• _YOUR GOAL_: Repeat exactly the lines running from the first line of the data to the line containing "var lifetimeTicks = [12, 24, 36, 48];", both ends included, and nothing else; drop the pictures.

• _PROVIDED DATA_:
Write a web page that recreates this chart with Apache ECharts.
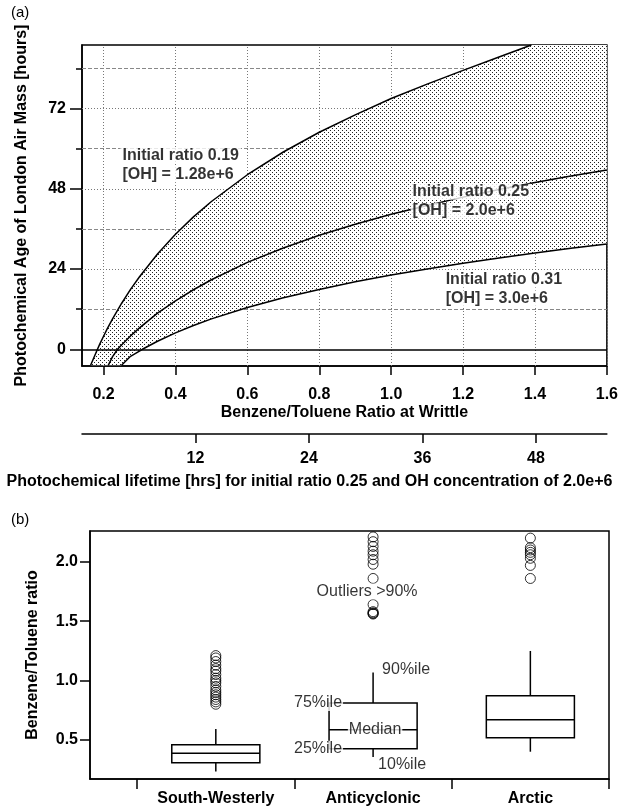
<!DOCTYPE html>
<html>
<head>
<meta charset="utf-8">
<script src="https://cdn.jsdelivr.net/npm/echarts@6/dist/echarts.min.js"></script>
<style>
html, body { margin: 0; padding: 0; background: #fff; }
#chart { width: 621px; height: 807px; }
</style>
</head>
<body>
<div id="chart"></div>
<script>
// (a) benzene/toluene ratio vs photochemical age
var ratioTicks = [0.2, 0.4, 0.6, 0.8, 1.0, 1.2, 1.4, 1.6];
var ageMajor = [0, 24, 48, 72];
var ageMinor = [12, 36, 60, 84];
var lifetimeTicks = [12, 24, 36, 48];

// initial ratio 0.19, [OH] = 1.28e+6
var x019 = [0.164, 0.175, 0.183, 0.19, 0.2, 0.21, 0.225, 0.25, 0.275, 0.3, 0.35, 0.4, 0.45, 0.5, 0.6, 0.7, 0.8, 0.9, 1.0, 1.1, 1.2, 1.3, 1.39];
var y019 = [-4.8, -2.0, 0, 1.7, 3.9, 6.1, 9.1, 13.7, 17.9, 21.7, 28.5, 34.4, 39.6, 44.2, 52.2, 59.0, 64.9, 70.1, 75.0, 79.3, 83.4, 87.4, 91.0];
// initial ratio 0.25, [OH] = 2.0e+6
var x025 = [0.213, 0.225, 0.239, 0.25, 0.275, 0.3, 0.35, 0.4, 0.45, 0.5, 0.6, 0.7, 0.8, 0.9, 1.0, 1.1, 1.2, 1.3, 1.4, 1.5, 1.6];
var y025 = [-4.8, -2.2, 0, 1.3, 4.0, 6.4, 10.8, 14.5, 17.8, 20.8, 26.0, 30.3, 34.1, 37.4, 40.4, 43.0, 45.5, 47.8, 49.9, 51.8, 53.6];
// initial ratio 0.31, [OH] = 3.0e+6
var x031 = [0.25, 0.275, 0.308, 0.35, 0.4, 0.45, 0.5, 0.6, 0.7, 0.8, 0.9, 1.0, 1.1, 1.2, 1.3, 1.4, 1.5, 1.6];
var y031 = [-4.8, -2.1, 0, 2.4, 4.9, 7.1, 9.1, 12.5, 15.4, 17.9, 20.2, 22.2, 24.0, 25.7, 27.3, 28.8, 30.2, 31.5];

// (b) box plots by synoptic regime: [10%, 25%, median, 75%, 90%]
var regimes = ['South-Westerly', 'Anticyclonic', 'Arctic'];
var boxSW = [0.234, 0.307, 0.388, 0.458, 0.592];
var boxAC = [0.355, 0.425, 0.586, 0.81, 1.067];
var boxAR = [0.40, 0.517, 0.67, 0.871, 1.249];
var outSW = [0.80, 0.82, 0.84, 0.86, 0.88, 0.90, 0.92, 0.95, 0.98, 1.00, 1.02, 1.05, 1.08, 1.10, 1.13, 1.16, 1.19, 1.21];
var outAC = [1.56, 1.565, 1.57, 1.58, 1.64, 1.86, 1.98, 2.02, 2.06, 2.09, 2.13, 2.17, 2.21];
var outAR = [1.86, 1.97, 2.03, 2.06, 2.08, 2.10, 2.12, 2.20];
var ratioTicksB = [0.5, 1.0, 1.5, 2.0];

var FONT = '"Liberation Sans", Arial, sans-serif';
var ageMin = -5, ageMax = 91, ratioMin = 0.14, ratioMax = 1.6;

function pairs(xs, ys) {
    var d = [];
    for (var i = 0; i < xs.length; i++) d.push([xs[i], ys[i]]);
    return d;
}

// stipple pattern for the band between the outer curves
var pat = document.createElement('canvas');
pat.width = 4; pat.height = 4;
var pctx = pat.getContext('2d');
pctx.fillStyle = '#fff';
pctx.fillRect(0, 0, 4, 4);
pctx.fillStyle = '#222';
pctx.fillRect(0, 0, 1, 1);
pctx.fillRect(2, 2, 1, 1);

function renderBand(params, api) {
    if (params.dataIndex !== 0) return;
    var pts = [];
    for (var i = 0; i < x019.length; i++) pts.push(api.coord([x019[i], y019[i]]));
    pts.push(api.coord([ratioMax, ageMax]));
    for (var j = x031.length - 1; j >= 0; j--) pts.push(api.coord([x031[j], y031[j]]));
    return {
        type: 'polygon',
        shape: { points: pts },
        style: { fill: { image: pat, repeat: 'repeat' }, stroke: null }
    };
}

var boxHalf = 0.28;
function renderBox(params, api) {
    var x = api.value(0);
    var lo = api.coord([x, api.value(1)]);
    var q1 = api.coord([x, api.value(2)]);
    var md = api.coord([x, api.value(3)]);
    var q3 = api.coord([x, api.value(4)]);
    var hi = api.coord([x, api.value(5)]);
    var w = api.size([boxHalf * 2, 0])[0];
    var st = { stroke: '#000', lineWidth: 1.5, fill: null };
    return {
        type: 'group',
        children: [
            { type: 'line', shape: { x1: hi[0], y1: hi[1], x2: q3[0], y2: q3[1] }, style: st },
            { type: 'line', shape: { x1: lo[0], y1: lo[1], x2: q1[0], y2: q1[1] }, style: st },
            { type: 'rect', shape: { x: q3[0] - w / 2, y: q3[1], width: w, height: q1[1] - q3[1] }, style: { stroke: '#000', lineWidth: 1.5, fill: '#fff' } },
            { type: 'line', shape: { x1: md[0] - w / 2, y1: md[1], x2: md[0] + w / 2, y2: md[1] }, style: st }
        ]
    };
}

var gridLines = [];
ratioTicks.forEach(function (v) {
    gridLines.push({ xAxis: v, lineStyle: { type: [1, 2], color: '#777', width: 1 } });
});
ageMajor.slice(1).forEach(function (v) {
    gridLines.push({ yAxis: v, lineStyle: { type: [1, 2], color: '#777', width: 1 } });
});
ageMinor.forEach(function (v) {
    gridLines.push({ yAxis: v, lineStyle: { type: [4, 2], color: '#888', width: 1 } });
});

var regimeCentres = regimes.map(function (r, i) { return i + 0.5; });
var regimeBounds = regimes.map(function (r, i) { return i; }).concat(regimes.length);

var boxData = [boxSW, boxAC, boxAR].map(function (b, i) { return [regimeCentres[i]].concat(b); });
var outData = [];
[outSW, outAC, outAR].forEach(function (arr, i) {
    arr.forEach(function (v) { outData.push([regimeCentres[i], v]); });
});

var noteStyle = { fontFamily: FONT, fontSize: 16, color: '#000', backgroundColor: '#fff', padding: [0, 1] };
function note(pos, text, align, offset) {
    return {
        value: pos,
        label: Object.assign({ show: true, position: 'inside', formatter: text, align: align, verticalAlign: 'middle', offset: offset }, noteStyle)
    };
}
var acX = regimeCentres[1];
var acNotes = [
    note([acX - boxHalf, boxAC[3]], '75%ile', 'right', [14, 0]),
    note([acX - boxHalf, boxAC[1]], '25%ile', 'right', [14, 0]),
    note([acX, boxAC[2]], 'Median', 'center', [2, 0]),
    note([acX, boxAC[4]], '90%ile', 'left', [8, -3]),
    note([acX, boxAC[0]], '10%ile', 'left', [4, 8]),
    note([acX, 1.75], 'Outliers >90%', 'center', [-6, 0])
];

function bandNote(pos, l1, l2) {
    return {
        value: pos,
        label: {
            show: true, position: 'inside', align: 'left', verticalAlign: 'middle',
            formatter: '{a|' + l1 + '}\n{a|' + l2 + '}',
            rich: { a: { fontFamily: FONT, fontSize: 16, fontWeight: 'bold', color: '#000', backgroundColor: '#fff', lineHeight: 19, padding: [0, 2] } }
        }
    };
}

var axisText = { fontFamily: FONT, fontSize: 16, fontWeight: 'bold', color: '#000' };
var blackLine = { color: '#000', width: 1.5 };

var option = {
    animation: false,
    backgroundColor: '#fff',
    title: [
        { text: '(a)', left: 6, top: 0, textStyle: { fontFamily: FONT, fontSize: 15, fontWeight: 'normal', color: '#000' } },
        { text: '(b)', left: 6, top: 507, textStyle: { fontFamily: FONT, fontSize: 15, fontWeight: 'normal', color: '#000' } }
    ],
    grid: [
        { left: 82, top: 45, width: 526, height: 321, show: true, borderColor: '#000', borderWidth: 1.5 },
        { left: 90, top: 531, width: 519, height: 249, show: true, borderColor: '#000', borderWidth: 1.5 }
    ],
    xAxis: [
        {
            gridIndex: 0, type: 'value', min: ratioMin, max: ratioMax, position: 'bottom',
            axisLine: { onZero: false, lineStyle: blackLine },
            axisTick: { customValues: ratioTicks, length: 9, lineStyle: blackLine },
            axisLabel: { customValues: ratioTicks, margin: 21, formatter: function (v) { return v.toFixed(1); }, fontFamily: FONT, fontSize: 16, fontWeight: 'bold', color: '#000' },
            splitLine: { show: false },
            name: 'Benzene/Toluene Ratio at Writtle', nameLocation: 'middle', nameGap: 39, nameTextStyle: axisText
        },
        {
            gridIndex: 0, type: 'value', position: 'bottom', offset: 68, min: 0, max: 55.5,
            axisLine: { onZero: false, lineStyle: blackLine },
            axisTick: { customValues: lifetimeTicks, length: 9, lineStyle: blackLine },
            axisLabel: { customValues: lifetimeTicks, margin: 17, fontFamily: FONT, fontSize: 16, fontWeight: 'bold', color: '#000' },
            splitLine: { show: false },
            name: 'Photochemical lifetime [hrs] for initial ratio 0.25 and OH concentration of 2.0e+6',
            nameLocation: 'middle', nameGap: 40,
            nameTextStyle: Object.assign({ padding: [0, 70, 0, 0] }, axisText)
        },
        {
            gridIndex: 1, type: 'value', min: -0.3, max: 3.0, position: 'bottom',
            axisLine: { onZero: false, lineStyle: blackLine },
            axisTick: { customValues: regimeBounds, length: 10, lineStyle: blackLine },
            axisLabel: { customValues: regimeCentres, margin: 12, formatter: function (v) { return regimes[Math.floor(v)]; }, fontFamily: FONT, fontSize: 16, fontWeight: 'bold', color: '#000' },
            splitLine: { show: false }
        }
    ],
    yAxis: [
        {
            gridIndex: 0, type: 'value', min: ageMin, max: ageMax, position: 'left',
            axisLine: { show: true, onZero: false, lineStyle: blackLine },
            axisTick: { customValues: ageMajor, length: 12, lineStyle: blackLine },
            axisLabel: { customValues: ageMajor, margin: 16, fontFamily: FONT, fontSize: 16, fontWeight: 'bold', color: '#000' },
            splitLine: { show: false },
            name: 'Photochemical Age of London Air Mass [hours]', nameLocation: 'middle', nameGap: 52, nameTextStyle: axisText
        },
        {
            gridIndex: 0, type: 'value', min: ageMin, max: ageMax, position: 'left',
            axisLine: { show: false, onZero: false },
            axisTick: { customValues: ageMinor, length: 6, lineStyle: blackLine },
            axisLabel: { show: false },
            splitLine: { show: false }
        },
        {
            gridIndex: 1, type: 'value', min: 0.17, max: 2.26, position: 'left',
            axisLine: { show: true, onZero: false, lineStyle: blackLine },
            axisTick: { customValues: ratioTicksB, length: 10, lineStyle: blackLine },
            axisLabel: { customValues: ratioTicksB, margin: 12, formatter: function (v) { return v.toFixed(1); }, fontFamily: FONT, fontSize: 16, fontWeight: 'bold', color: '#000' },
            splitLine: { show: false },
            name: 'Benzene/Toluene ratio', nameLocation: 'middle', nameGap: 49, nameTextStyle: axisText
        }
    ],
    series: [
        {
            type: 'custom', xAxisIndex: 0, yAxisIndex: 0, z: 3, clip: true,
            renderItem: renderBand,
            data: pairs(x019, y019),
            markLine: { silent: true, symbol: 'none', z: 1, label: { show: false }, data: gridLines }
        },
        {
            type: 'line', xAxisIndex: 0, yAxisIndex: 0, z: 4, symbol: 'none', clip: true,
            lineStyle: { color: '#000', width: 1.5 }, data: pairs(x019, y019),
            markLine: {
                silent: true, symbol: 'none', z: 6, label: { show: false },
                data: [{ yAxis: 0, lineStyle: { type: 'solid', color: '#000', width: 1.5 } }]
            }
        },
        {
            type: 'line', xAxisIndex: 0, yAxisIndex: 0, z: 4, symbol: 'none', clip: true,
            lineStyle: { color: '#000', width: 1.5 }, data: pairs(x025, y025)
        },
        {
            type: 'line', xAxisIndex: 0, yAxisIndex: 0, z: 4, symbol: 'none', clip: true,
            lineStyle: { color: '#000', width: 1.5 }, data: pairs(x031, y031)
        },
        {
            type: 'scatter', xAxisIndex: 0, yAxisIndex: 0, z: 7, symbolSize: 0,
            data: [
                bandNote([0.247, 55.2], 'Initial ratio 0.19', '[OH] = 1.28e+6'),
                bandNote([1.054, 44.3], 'Initial ratio 0.25', '[OH] = 2.0e+6'),
                bandNote([1.146, 18.0], 'Initial ratio 0.31', '[OH] = 3.0e+6')
            ]
        },
        {
            type: 'custom', xAxisIndex: 2, yAxisIndex: 2, z: 3,
            renderItem: renderBox,
            encode: { x: 0, y: [1, 2, 3, 4, 5] },
            data: boxData
        },
        {
            type: 'scatter', xAxisIndex: 2, yAxisIndex: 2, z: 4,
            symbol: 'circle', symbolSize: 10,
            itemStyle: { color: 'rgba(0,0,0,0)', borderColor: '#000', borderWidth: 1 },
            data: outData
        },
        {
            type: 'scatter', xAxisIndex: 2, yAxisIndex: 2, z: 6, symbolSize: 0,
            data: acNotes
        }
    ]
};

var chart = echarts.init(document.getElementById('chart'), null, { renderer: 'canvas' });
chart.setOption(option);
</script>
</body>
</html>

• _CORRECT RESPONSE_:
Write a web page that recreates this chart with Apache ECharts.
<!DOCTYPE html>
<html>
<head>
<meta charset="utf-8">
<script src="https://cdn.jsdelivr.net/npm/echarts@6/dist/echarts.min.js"></script>
<style>
html, body { margin: 0; padding: 0; background: #fff; }
#chart { width: 621px; height: 807px; }
</style>
</head>
<body>
<div id="chart"></div>
<script>
// (a) benzene/toluene ratio vs photochemical age
var ratioTicks = [0.2, 0.4, 0.6, 0.8, 1.0, 1.2, 1.4, 1.6];
var ageMajor = [0, 24, 48, 72];
var ageMinor = [12, 36, 60, 84];
var lifetimeTicks = [12, 24, 36, 48];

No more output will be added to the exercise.